In practice, Crimson Desert has always had scale. What it has needed is polish. This update suggests Pearl Abyss understands that difference. If you follow our latest coverage, you know I care far more about how a game feels than how loudly it advertises itself.
What this patch actually fixes
Crimson Desert patch 1.03.00 starts with the sort of quality-of-life changes players feel immediately. Standard conversations now support fast-forward, the speed can be pushed up to x4, and the game adds a weapon display toggle. Those are not flashy bullets for a trailer. They are the kind of changes that make a long RPG easier to live with.
In the same sweep, Pearl Abyss adds new accessibility and camera options. Minimum font size can be adjusted, and five camera settings are now available. That may sound small on paper, but it matters once you spend hours inside Pywel. The cleaner the interface feels, the less the game gets in the way of its own world.
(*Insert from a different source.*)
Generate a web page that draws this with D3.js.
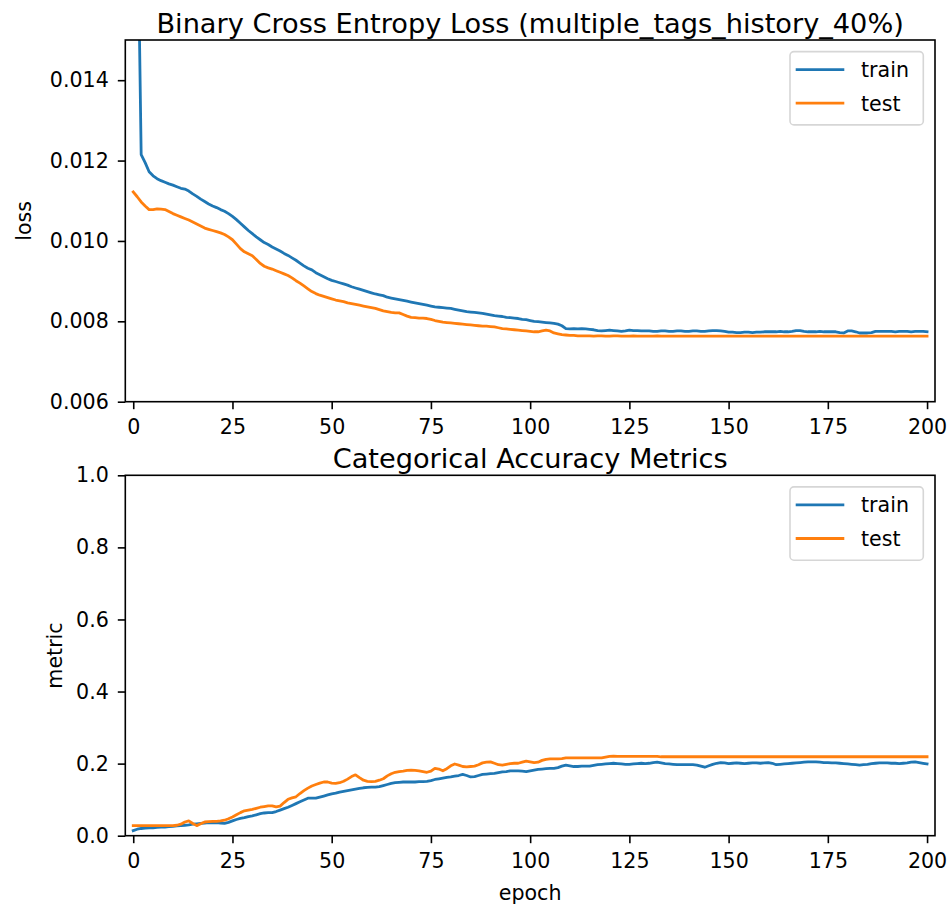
<!DOCTYPE html>
<html>
<head>
<meta charset="utf-8">
<script src="https://cdn.jsdelivr.net/npm/d3@7"></script>
<style>
  body { margin: 0; background: #fff; }
  text { font-family: "DejaVu Sans", sans-serif; fill: #000; }
</style>
</head>
<body>
<svg id="chart" width="949" height="909"></svg>
<script>
// values, one per epoch (0..200)
const trainLoss = [
  0.0600, 0.0190, 0.01215, 0.01195, 0.01172, 0.01162, 0.01155, 0.01150, 0.01146, 0.01142,
  0.01139, 0.01135, 0.01131, 0.01129, 0.01124, 0.01117, 0.01111, 0.01104, 0.01098, 0.01092,
  0.01087, 0.01083, 0.01078, 0.01074, 0.01068, 0.01061, 0.01053, 0.01044, 0.01035, 0.01026,
  0.01018, 0.01010, 0.01003, 0.00996, 0.00991, 0.00985, 0.00980, 0.00975, 0.00969, 0.00964,
  0.00958, 0.00952, 0.00945, 0.00938, 0.00932, 0.00928, 0.00921, 0.00916, 0.00911, 0.00906,
  0.00902, 0.00899, 0.00896, 0.00893, 0.00890, 0.00886, 0.00883, 0.00880, 0.00877, 0.00874,
  0.00871, 0.00868, 0.00866, 0.00864, 0.00860, 0.00858, 0.00856, 0.00854, 0.00852, 0.00850,
  0.00848, 0.00846, 0.00844, 0.00842, 0.00840, 0.00838, 0.00836, 0.00835, 0.00834, 0.00833,
  0.00832, 0.00830, 0.00828, 0.00826, 0.00824, 0.00823, 0.00822, 0.00821, 0.00820, 0.00818,
  0.00816, 0.00814, 0.00813, 0.00812, 0.00810, 0.00809, 0.00808, 0.00807, 0.00805, 0.00804,
  0.00802, 0.00800, 0.00799, 0.00798, 0.00797, 0.00796, 0.00795, 0.00793, 0.00789, 0.00782,
  0.00781, 0.00782, 0.00781, 0.00782, 0.00781, 0.00780, 0.00779, 0.00777, 0.00776, 0.00777,
  0.00778, 0.00777, 0.00776, 0.00775, 0.00776, 0.00778, 0.00777, 0.00777, 0.00776, 0.00776,
  0.00776, 0.00775, 0.00775, 0.00776, 0.00776, 0.00775, 0.00775, 0.00776, 0.00776, 0.00775,
  0.00775, 0.00776, 0.00776, 0.00775, 0.00775, 0.00776, 0.00777, 0.00777, 0.00776, 0.00775,
  0.00773, 0.00773, 0.00772, 0.00772, 0.00773, 0.00773, 0.00772, 0.00773, 0.00773, 0.00774,
  0.00774, 0.00774, 0.00774, 0.00775, 0.00774, 0.00774, 0.00775, 0.00777, 0.00777, 0.00775,
  0.00774, 0.00774, 0.00774, 0.00775, 0.00774, 0.00774, 0.00774, 0.00774, 0.00772, 0.00771,
  0.00776, 0.00776, 0.00774, 0.00771, 0.00771, 0.00771, 0.00772, 0.00775, 0.00775, 0.00775,
  0.00775, 0.00775, 0.00774, 0.00775, 0.00775, 0.00775, 0.00774, 0.00775, 0.00775, 0.00775,
  0.00774
]

const testLoss = [
  0.01122, 0.01110, 0.01097, 0.01087, 0.01078, 0.01078, 0.01080, 0.01079, 0.01078, 0.01073,
  0.01068, 0.01064, 0.01060, 0.01056, 0.01052, 0.01047, 0.01042, 0.01037, 0.01032, 0.01029,
  0.01026, 0.01023, 0.01020, 0.01016, 0.01010, 0.01003, 0.00992, 0.00981, 0.00973, 0.00968,
  0.00963, 0.00954, 0.00944, 0.00937, 0.00933, 0.00930, 0.00926, 0.00922, 0.00918, 0.00914,
  0.00908, 0.00901, 0.00895, 0.00888, 0.00881, 0.00874, 0.00869, 0.00865, 0.00862, 0.00859,
  0.00856, 0.00853, 0.00851, 0.00849, 0.00846, 0.00844, 0.00842, 0.00840, 0.00838, 0.00836,
  0.00834, 0.00832, 0.00829, 0.00826, 0.00824, 0.00822, 0.00821, 0.00821, 0.00817, 0.00813,
  0.00810, 0.00809, 0.00808, 0.00808, 0.00807, 0.00805, 0.00802, 0.00800, 0.00798, 0.00797,
  0.00796, 0.00795, 0.00794, 0.00793, 0.00792, 0.00791, 0.00790, 0.00789, 0.00788, 0.00788,
  0.00787, 0.00786, 0.00784, 0.00782, 0.00781, 0.00780, 0.00779, 0.00778, 0.00777, 0.00776,
  0.00775, 0.00774, 0.00774, 0.00776, 0.00778, 0.00776, 0.00771, 0.00769, 0.00767, 0.00766,
  0.00765, 0.00765, 0.00764, 0.00764, 0.00764, 0.00764, 0.00763, 0.00764, 0.00764, 0.00763,
  0.00763, 0.00764, 0.00764, 0.00763, 0.00763, 0.00763, 0.00764, 0.00763, 0.00763, 0.00763,
  0.00763, 0.00763, 0.00764, 0.00763, 0.00763, 0.00763, 0.00763, 0.00763, 0.00763, 0.00763,
  0.00763, 0.00763, 0.00763, 0.00763, 0.00763, 0.00763, 0.00763, 0.00763, 0.00763, 0.00763,
  0.00763, 0.00763, 0.00763, 0.00763, 0.00763, 0.00763, 0.00763, 0.00763, 0.00763, 0.00763,
  0.00763, 0.00763, 0.00763, 0.00763, 0.00763, 0.00763, 0.00763, 0.00763, 0.00763, 0.00763,
  0.00763, 0.00763, 0.00763, 0.00763, 0.00763, 0.00763, 0.00763, 0.00763, 0.00763, 0.00763,
  0.00763, 0.00763, 0.00763, 0.00763, 0.00763, 0.00763, 0.00763, 0.00763, 0.00763, 0.00763,
  0.00763, 0.00763, 0.00763, 0.00763, 0.00763, 0.00763, 0.00763, 0.00763, 0.00763, 0.00763,
  0.00763
]

const trainMetric = [
  0.014, 0.018, 0.020, 0.021, 0.022, 0.022, 0.023, 0.024, 0.024, 0.025,
  0.026, 0.027, 0.028, 0.029, 0.030, 0.032, 0.033, 0.034, 0.035, 0.036,
  0.036, 0.036, 0.035, 0.034, 0.037, 0.041, 0.045, 0.048, 0.050, 0.053,
  0.055, 0.058, 0.061, 0.063, 0.064, 0.064, 0.067, 0.071, 0.075, 0.079,
  0.084, 0.089, 0.094, 0.099, 0.104, 0.104, 0.104, 0.107, 0.110, 0.113,
  0.116, 0.118, 0.121, 0.123, 0.125, 0.127, 0.129, 0.131, 0.133, 0.134,
  0.135, 0.135, 0.136, 0.139, 0.142, 0.145, 0.147, 0.148, 0.149, 0.149,
  0.149, 0.149, 0.150, 0.150, 0.151, 0.153, 0.156, 0.158, 0.160, 0.162,
  0.163, 0.165, 0.167, 0.170, 0.167, 0.163, 0.164, 0.167, 0.170, 0.171,
  0.172, 0.173, 0.175, 0.177, 0.178, 0.180, 0.180, 0.180, 0.179, 0.178,
  0.180, 0.182, 0.184, 0.185, 0.186, 0.187, 0.187, 0.189, 0.193, 0.196,
  0.194, 0.192, 0.192, 0.193, 0.193, 0.193, 0.195, 0.197, 0.198, 0.199,
  0.200, 0.201, 0.200, 0.199, 0.198, 0.198, 0.199, 0.200, 0.201, 0.200,
  0.201, 0.203, 0.204, 0.202, 0.200, 0.199, 0.198, 0.197, 0.197, 0.197,
  0.197, 0.197, 0.196, 0.193, 0.190, 0.194, 0.198, 0.201, 0.203, 0.202,
  0.200, 0.201, 0.202, 0.201, 0.200, 0.201, 0.202, 0.202, 0.201, 0.202,
  0.203, 0.201, 0.197, 0.198, 0.199, 0.200, 0.201, 0.202, 0.203, 0.204,
  0.205, 0.205, 0.205, 0.204, 0.203, 0.203, 0.202, 0.202, 0.201, 0.200,
  0.199, 0.198, 0.197, 0.196, 0.197, 0.198, 0.200, 0.201, 0.202, 0.202,
  0.202, 0.201, 0.201, 0.200, 0.201, 0.202, 0.204, 0.205, 0.203, 0.201,
  0.199
]

const testMetric = [
  0.028, 0.028, 0.028, 0.028, 0.028, 0.028, 0.028, 0.028, 0.028, 0.028,
  0.028, 0.029, 0.032, 0.038, 0.041, 0.034, 0.028, 0.033, 0.038, 0.039,
  0.040, 0.040, 0.041, 0.043, 0.047, 0.052, 0.058, 0.064, 0.069, 0.071,
  0.073, 0.076, 0.079, 0.081, 0.083, 0.083, 0.080, 0.082, 0.092, 0.101,
  0.105, 0.108, 0.117, 0.125, 0.132, 0.138, 0.142, 0.146, 0.149, 0.149,
  0.146, 0.145, 0.147, 0.151, 0.157, 0.164, 0.169, 0.161, 0.154, 0.151,
  0.150, 0.151, 0.154, 0.158, 0.166, 0.172, 0.176, 0.178, 0.179, 0.181,
  0.182, 0.181, 0.180, 0.178, 0.176, 0.179, 0.187, 0.185, 0.180, 0.186,
  0.194, 0.199, 0.196, 0.192, 0.191, 0.192, 0.193, 0.197, 0.202, 0.204,
  0.205, 0.201, 0.197, 0.196, 0.198, 0.200, 0.201, 0.201, 0.204, 0.207,
  0.205, 0.203, 0.204, 0.209, 0.212, 0.213, 0.213, 0.213, 0.214, 0.216,
  0.216, 0.216, 0.216, 0.216, 0.216, 0.216, 0.216, 0.216, 0.216, 0.218,
  0.220, 0.221, 0.220, 0.220, 0.220, 0.220, 0.220, 0.220, 0.220, 0.220,
  0.220, 0.220, 0.220, 0.219, 0.219, 0.219, 0.219, 0.219, 0.219, 0.219,
  0.219, 0.219, 0.219, 0.219, 0.219, 0.219, 0.219, 0.219, 0.219, 0.219,
  0.219, 0.219, 0.219, 0.219, 0.219, 0.219, 0.219, 0.219, 0.219, 0.219,
  0.219, 0.219, 0.219, 0.219, 0.219, 0.219, 0.219, 0.219, 0.219, 0.219,
  0.219, 0.219, 0.219, 0.219, 0.219, 0.219, 0.219, 0.219, 0.219, 0.219,
  0.219, 0.219, 0.219, 0.219, 0.219, 0.219, 0.219, 0.219, 0.219, 0.219,
  0.219, 0.219, 0.219, 0.219, 0.219, 0.219, 0.219, 0.219, 0.219, 0.219,
  0.219
]

const xTicks = [0, 25, 50, 75, 100, 125, 150, 175, 200]
const lossTicks = [0.006, 0.008, 0.010, 0.012, 0.014]
const metricTicks = [0.0, 0.2, 0.4, 0.6, 0.8, 1.0]
const seriesNames = ['train', 'test']
const colors = ['#1f77b4', '#ff7f0e']

const svg = d3.select('#chart')
const left = 125.3, right = 935
const fontSize = 20.6

function drawPanel(opts) {
  const top = opts.top, bottom = opts.bottom
  const id = opts.id

  const x = d3.scaleLinear().domain([-2, 202]).range([left, right])
  const y = d3.scaleLinear().domain(opts.yDomain).range([bottom, top])

  svg.append('clipPath').attr('id', 'clip' + id)
    .append('rect')
    .attr('x', left).attr('y', top)
    .attr('width', right - left).attr('height', bottom - top)

  const line = d3.line()
    .x((d, i) => x(i))
    .y(d => y(d))

  const g = svg.append('g').attr('clip-path', 'url(#clip' + id + ')')
  opts.series.forEach((s, i) => {
    g.append('path')
      .datum(s)
      .attr('fill', 'none')
      .attr('stroke', colors[i])
      .attr('stroke-width', 2.8)
      .attr('stroke-linejoin', 'round')
      .attr('stroke-linecap', 'square')
      .attr('d', line)
  })

  // axes
  const xa = svg.append('g')
    .attr('transform', 'translate(0,' + bottom + ')')
    .call(d3.axisBottom(x).tickValues(xTicks).tickSize(7.5).tickPadding(10).tickFormat(d3.format('d')))
  const ya = svg.append('g')
    .attr('transform', 'translate(' + left + ',0)')
    .call(d3.axisLeft(y).tickValues(opts.yTicks).tickSize(7.5).tickPadding(9).tickFormat(d3.format(opts.yFormat)))
  ;[xa, ya].forEach(a => {
    a.select('.domain').remove()
    a.selectAll('line').attr('stroke', '#000').attr('stroke-width', 1.6)
    a.selectAll('text').attr('font-size', fontSize).attr('font-family', '"DejaVu Sans"').attr('fill', '#000')
  })

  // frame
  svg.append('rect')
    .attr('x', left).attr('y', top)
    .attr('width', right - left).attr('height', bottom - top)
    .attr('fill', 'none').attr('stroke', '#000').attr('stroke-width', 1.6)

  // title
  svg.append('text')
    .attr('x', (left + right) / 2).attr('y', top - 7)
    .attr('text-anchor', 'middle')
    .attr('font-size', 27.2)
    .text(opts.title)

  // y label
  svg.append('text')
    .attr('transform', 'translate(' + opts.ylabelX + ',' + (top + bottom) / 2 + ') rotate(-90)')
    .attr('text-anchor', 'middle')
    .attr('font-size', fontSize)
    .text(opts.ylabel)

  // legend
  const lx = 790, ly = top + 11.6
  svg.append('rect')
    .attr('x', lx).attr('y', ly)
    .attr('width', 133.3).attr('height', 73.3)
    .attr('rx', 4).attr('ry', 4)
    .attr('fill', 'rgba(255,255,255,0.8)')
    .attr('stroke', '#d6d6d6').attr('stroke-width', 1.6)
  seriesNames.forEach((name, i) => {
    const yy = ly + 18 + i * 33.6
    svg.append('line')
      .attr('x1', 795.7).attr('x2', 844.3)
      .attr('y1', yy).attr('y2', yy)
      .attr('stroke', colors[i]).attr('stroke-width', 2.8)
    svg.append('text')
      .attr('x', 861).attr('y', yy + 7.5)
      .attr('font-size', fontSize)
      .text(name)
  })
}

drawPanel({
  id: 1, top: 40, bottom: 401.7,
  yDomain: [0.006, 0.015], yTicks: lossTicks, yFormat: '.3f',
  series: [trainLoss, testLoss],
  title: 'Binary Cross Entropy Loss (multiple_tags_history_40%)',
  ylabel: 'loss', ylabelX: 31
})

drawPanel({
  id: 2, top: 475.3, bottom: 835.7,
  yDomain: [0, 1], yTicks: metricTicks, yFormat: '.1f',
  series: [trainMetric, testMetric],
  title: 'Categorical Accuracy Metrics',
  ylabel: 'metric', ylabelX: 61.5
})

svg.append('text')
  .attr('x', (left + right) / 2).attr('y', 900)
  .attr('text-anchor', 'middle')
  .attr('font-size', fontSize)
  .text('epoch')
</script>
</body>
</html>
That is why I see this patch as a design statement as much as a technical one. Pearl Abyss is not only fixing problems. It is defining how Crimson Desert should be played from here on out.
Why does moving fast travel matter so much?
Crimson Desert patch 1.03.00 also makes a bigger change than it first appears. Abyss Nexus fast travel now works while mounted, falling, swimming, or climbing. In a large open world, that kind of flexibility changes the rhythm of a session. It removes a lot of dead time, and dead time is what kills momentum.
At the same time, Abyss Nexuses are easier to spot, and Abyss puzzles now read more clearly. That is the right instinct. Open-world games do not live only through size. They live through flow, and flow depends on how well the game connects its systems.
I would take this kind of improvement over a cinematic feature drop almost every time. A cleaner route across the map does more for retention than a gimmick players see once. It is the practical kind of polish that turns a good game into a game people keep returning to.
Combat and characters get a real boost
Crimson Desert patch 1.03.00 does not stop at movement. Kliff gets a new skill, Focused Aerial Roll, while Damiane and Oongka receive more useful abilities for open-world play. That is the most important combat change in the patch, because it makes the alternate characters feel like real tools instead of side content.
Boss lock-on also improves, with better range for hard lock-on and softer lock-on being removed for some oversized enemies. That sounds minor, but boss fights live or die on readability. The camera should support the duel, not fight the player for control.
There is also a small but telling animation tweak for interactive mechanisms. When walls, buttons, or cranks can no longer be pushed, the game now plays a dedicated animation. It is a tiny adjustment, but it makes the world feel less awkward and far more deliberate.
Pearl Abyss is moving fast, but can it keep it up?
Crimson Desert patch 1.03.00 finishes with the technical layer. On PC, Intel XeSS Frame Generation and AMD Radeon Anti-Lag 2 are now part of the graphics options, while indoor lighting, water reflections, and weather effects are also refined. The official note also warns that Intel Arc A-series cards may show rendering issues with XeSS 3.0 or frame generation, so that caveat is worth keeping in mind.
More importantly, this patch shows a studio that is treating Crimson Desert as an evolving game, not a boxed product left to drift. The official media gallery makes the visual ambition obvious, but the real test is whether the mechanics can keep up with the spectacle. To me, that is the central question for 2026: can Pearl Abyss turn a striking RPG into a genuinely comfortable one?
In short, version 1.03.00 does not reinvent Crimson Desert. It does something arguably more valuable. It removes friction, strengthens combat, and makes the world easier to use. If Pearl Abyss keeps patching at this pace, the game could age into something far stronger than the launch version many players started with. And that is exactly the kind of evolution worth watching closely.